BrokenProcessPool while running k-fold cross-validation

40 Views Asked by At

I have been trying to do k-fold cross-validation for a perception model. There was an error but thanks to someone I was able to resolve it. But then I have encountered a new error message as shown below.

class Perceptron(tf.keras.Model):
    def __init__(self):
        super(Perceptron, self).__init__()
        self.dense = tf.keras.layers.Dense(units=1, activation='sigmoid')

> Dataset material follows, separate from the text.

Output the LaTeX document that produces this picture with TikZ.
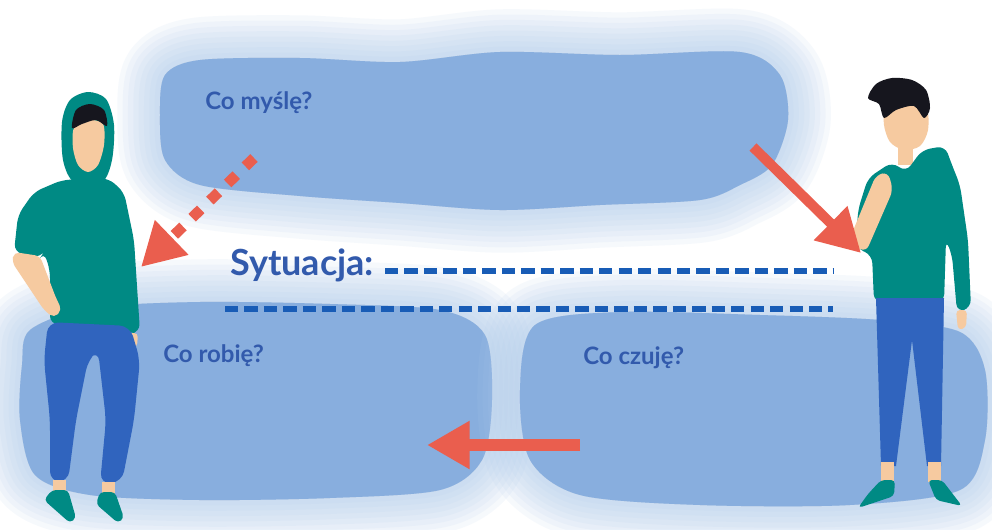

    def call(self, inputs):
        return self.dense(inputs)
from sklearn.model_selection import RepeatedKFold, cross_val_score
from tensorflow.keras.models import * 
from tensorflow.keras.layers import * 
from tensorflow.keras.wrappers.scikit_learn import KerasRegressor

def buildmodel():
    model_kfold = Perceptron()
    model_kfold.compile(optimizer='sgd', loss='binary_crossentropy', metrics=['accuracy'])
    return(model_kfold)

estimator= KerasRegressor(build_fn=buildmodel, epochs=100, batch_size=10, verbose=0)
kfold= RepeatedKFold(n_splits=5, n_repeats=10)
results= cross_val_score(estimator, x_train, y_train, cv=kfold, n_jobs=2)  # 2 cpus
results.mean()  # Mean MSE

Below is the error message

---------------------------------------------------------------------------
_RemoteTraceback                          Traceback (most recent call last)
_RemoteTraceback: 
"""
Traceback (most recent call last):
  File "/home/jinzzasol/miniconda3/envs/tensorflow/lib/python3.10/site-packages/joblib/externals/loky/process_executor.py", line 391, in _process_worker
    call_item = call_queue.get(block=True, timeout=timeout)
  File "/home/jinzzasol/miniconda3/envs/tensorflow/lib/python3.10/multiprocessing/queues.py", line 122, in get
    return _ForkingPickler.loads(res)
ModuleNotFoundError: No module named 'keras.wrappers'
"""

The above exception was the direct cause of the following exception:

BrokenProcessPool                         Traceback (most recent call last)
/home/jinzzasol/Code/cs5834/assignment4/hw4.ipynb Cell 43 line 1
     11 estimator= KerasRegressor(build_fn=buildmodel, epochs=100, batch_size=10, verbose=0)
     12 kfold= RepeatedKFold(n_splits=5, n_repeats=10)
---> 13 results= cross_val_score(estimator, x_train, y_train, cv=kfold, n_jobs=2)  # 2 cpus
     14 results.mean()  # Mean MSE

File ~/miniconda3/envs/tensorflow/lib/python3.10/site-packages/sklearn/model_selection/_validation.py:562, in cross_val_score(estimator, X, y, groups, scoring, cv, n_jobs, verbose, fit_params, pre_dispatch, error_score)
    559 # To ensure multimetric format is not supported
    560 scorer = check_scoring(estimator, scoring=scoring)
--> 562 cv_results = cross_validate(
...
    404     finally:
    405         # Break a reference cycle with the exception in self._exception
    406         self = None

BrokenProcessPool: A task has failed to un-serialize. Please ensure that the arguments of the function are all picklable.
1

There are 1 best solutions below

0
On

I found that this was because of the custom model I made which is not compatible with cross_val_score method. I ended up building the model using Keras function rather than my own model. Thanks.